A Times Literary Supplement Book of the Year

A New Yorker Book of the Year

Some called it a craze. To others it was a cult. Join prize-winning historian Kathryn Hughes to discover how Britain fell in love with cats and ushered in a new era.

'Smart, gorgeously written cultural history’ TLS

‘Delightful’ Guardian

‘Excellent’ Spectator

‘Joyous cultural history’ The Times

‘He invented a whole cat world’ declared H. G. Wells of Louis Wain, the Edwardian artist whose anthropomorphic kittens made him a household name. His drawings were irresistible but Catland was more than the creation of one eccentric imagination. It was an attitude – a way of being in society while discreetly refusing to follow its rules.

As cat capitalism boomed in the spectacular Edwardian age, prized animals changed hands for hundreds of pounds and a new industry sprung up to cater for their every need. Cats were no longer basement-dwelling pest-controllers, but stylish cultural subversives, more likely to flaunt a magnificent ruff and a pedigree from Persia. Wherever you found old conventions breaking down, there was a cat at the centre of the storm.

Whether they were flying aeroplanes, sipping champagne or arguing about politics, Wain’s feline cast offered a sly take on the restless and risky culture of the post-Victorian world. No-one experienced these uncertainties more acutely than Wain himself, confined to a mental asylum while creating his most iconic work. Catland is a fascinating and fabulous unravelling of our obsession with cats, and the man dedicated to chronicling them.

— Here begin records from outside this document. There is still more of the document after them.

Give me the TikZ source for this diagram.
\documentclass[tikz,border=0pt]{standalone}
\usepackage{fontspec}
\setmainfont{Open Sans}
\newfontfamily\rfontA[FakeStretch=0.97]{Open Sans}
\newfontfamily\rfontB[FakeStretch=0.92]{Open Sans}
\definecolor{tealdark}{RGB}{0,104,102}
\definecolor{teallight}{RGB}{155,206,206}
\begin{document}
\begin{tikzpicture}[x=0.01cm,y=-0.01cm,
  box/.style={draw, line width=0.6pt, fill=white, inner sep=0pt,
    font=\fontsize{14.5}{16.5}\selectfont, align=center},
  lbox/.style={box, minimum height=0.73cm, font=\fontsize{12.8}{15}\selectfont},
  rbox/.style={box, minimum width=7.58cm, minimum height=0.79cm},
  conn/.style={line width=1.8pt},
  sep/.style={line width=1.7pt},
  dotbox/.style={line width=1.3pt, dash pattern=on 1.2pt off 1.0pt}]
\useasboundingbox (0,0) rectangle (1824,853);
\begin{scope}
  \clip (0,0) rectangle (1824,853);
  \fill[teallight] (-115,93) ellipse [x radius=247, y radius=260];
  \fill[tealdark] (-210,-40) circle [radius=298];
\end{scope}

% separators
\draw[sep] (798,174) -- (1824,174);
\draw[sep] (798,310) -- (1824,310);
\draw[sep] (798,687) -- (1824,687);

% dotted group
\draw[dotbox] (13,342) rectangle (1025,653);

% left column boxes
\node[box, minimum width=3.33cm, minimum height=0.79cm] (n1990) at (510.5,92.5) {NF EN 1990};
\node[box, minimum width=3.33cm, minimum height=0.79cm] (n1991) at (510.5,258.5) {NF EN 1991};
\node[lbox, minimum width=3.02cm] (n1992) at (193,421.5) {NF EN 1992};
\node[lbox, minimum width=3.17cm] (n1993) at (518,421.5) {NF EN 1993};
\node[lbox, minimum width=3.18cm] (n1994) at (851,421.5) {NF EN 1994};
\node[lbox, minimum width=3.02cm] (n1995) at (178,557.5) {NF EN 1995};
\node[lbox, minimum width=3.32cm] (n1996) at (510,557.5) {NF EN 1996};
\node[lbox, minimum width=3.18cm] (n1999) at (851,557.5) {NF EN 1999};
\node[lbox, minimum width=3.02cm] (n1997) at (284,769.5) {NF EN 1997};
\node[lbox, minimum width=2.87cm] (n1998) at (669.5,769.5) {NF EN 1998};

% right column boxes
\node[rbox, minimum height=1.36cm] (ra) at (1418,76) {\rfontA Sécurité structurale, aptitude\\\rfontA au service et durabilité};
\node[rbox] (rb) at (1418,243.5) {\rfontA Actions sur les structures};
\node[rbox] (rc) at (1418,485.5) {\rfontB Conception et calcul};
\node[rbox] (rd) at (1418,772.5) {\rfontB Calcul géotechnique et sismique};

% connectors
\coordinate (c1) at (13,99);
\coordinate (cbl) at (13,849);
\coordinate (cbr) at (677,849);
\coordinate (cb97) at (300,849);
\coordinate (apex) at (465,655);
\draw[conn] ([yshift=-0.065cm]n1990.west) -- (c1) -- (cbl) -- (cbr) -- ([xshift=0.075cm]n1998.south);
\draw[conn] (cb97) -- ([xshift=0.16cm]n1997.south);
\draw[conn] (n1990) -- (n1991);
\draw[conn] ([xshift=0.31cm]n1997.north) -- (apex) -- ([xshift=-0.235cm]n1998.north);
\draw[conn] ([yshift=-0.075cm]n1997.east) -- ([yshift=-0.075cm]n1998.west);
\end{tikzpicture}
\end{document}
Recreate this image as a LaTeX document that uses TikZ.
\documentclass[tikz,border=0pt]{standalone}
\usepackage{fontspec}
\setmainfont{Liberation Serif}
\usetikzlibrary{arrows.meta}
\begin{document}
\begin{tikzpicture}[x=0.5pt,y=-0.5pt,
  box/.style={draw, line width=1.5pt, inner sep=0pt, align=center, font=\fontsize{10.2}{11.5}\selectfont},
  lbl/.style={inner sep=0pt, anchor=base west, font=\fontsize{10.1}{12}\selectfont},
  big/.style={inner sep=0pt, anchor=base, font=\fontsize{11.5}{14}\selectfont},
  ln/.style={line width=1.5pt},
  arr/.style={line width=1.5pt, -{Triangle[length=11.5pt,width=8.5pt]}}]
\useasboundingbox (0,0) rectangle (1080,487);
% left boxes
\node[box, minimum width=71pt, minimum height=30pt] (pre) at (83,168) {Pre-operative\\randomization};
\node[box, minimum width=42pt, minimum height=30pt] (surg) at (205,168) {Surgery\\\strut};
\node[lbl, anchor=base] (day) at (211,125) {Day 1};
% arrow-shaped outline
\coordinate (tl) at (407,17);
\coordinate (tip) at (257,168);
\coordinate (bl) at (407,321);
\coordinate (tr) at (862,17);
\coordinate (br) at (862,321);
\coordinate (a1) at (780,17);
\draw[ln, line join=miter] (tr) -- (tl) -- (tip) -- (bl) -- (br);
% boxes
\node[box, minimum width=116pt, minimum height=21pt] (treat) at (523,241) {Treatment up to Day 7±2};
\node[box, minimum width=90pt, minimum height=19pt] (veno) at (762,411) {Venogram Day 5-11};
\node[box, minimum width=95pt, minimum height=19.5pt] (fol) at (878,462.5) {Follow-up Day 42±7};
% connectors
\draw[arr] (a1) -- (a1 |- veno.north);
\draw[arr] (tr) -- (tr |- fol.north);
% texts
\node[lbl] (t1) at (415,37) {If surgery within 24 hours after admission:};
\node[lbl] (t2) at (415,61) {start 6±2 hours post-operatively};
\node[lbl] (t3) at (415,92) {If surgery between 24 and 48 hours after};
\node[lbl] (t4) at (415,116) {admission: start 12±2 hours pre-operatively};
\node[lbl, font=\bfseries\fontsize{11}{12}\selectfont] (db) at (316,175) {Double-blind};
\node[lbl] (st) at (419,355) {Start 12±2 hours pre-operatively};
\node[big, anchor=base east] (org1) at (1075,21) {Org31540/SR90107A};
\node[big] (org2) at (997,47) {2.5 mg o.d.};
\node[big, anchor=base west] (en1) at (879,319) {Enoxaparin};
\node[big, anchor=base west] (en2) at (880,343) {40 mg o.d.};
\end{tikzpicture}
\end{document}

‘Through humour, elegance and sheer knowledge, Hughes builds something remarkable’ Literary Review

‘If a Louis Wain cat were reading this book, he would raise his topper in tribute’ The Times

Catland is a tour de force of (cat) history: sleek, elegant and razor-sharp when needed’ History Today

‘Excellent … Hughes reveals a fascinating, forgotten aspect of late Victorian and Edwardian Britain: how the British fell in love with felines’ Daily Mail

‘An entertaining and often surprising cultural history … typically delivered in an inviting spirit of delight’ New Yorker

Kathryn Hughes is the prize-winning author of four previous books on Victorian social history, including a biography of Mrs Beeton which was longlisted for the Baillie Gifford Prize and adapted for the BBC. For the past twenty years she has been a literary critic at the Guardian and writes regularly on books, art and culture for the New York Review of Books and the Times Literary Supplement. Kathryn is currently Professor Emerita at the University of East Anglia, and a Fellow of both the Royal Literary Society and the Royal Historical Society.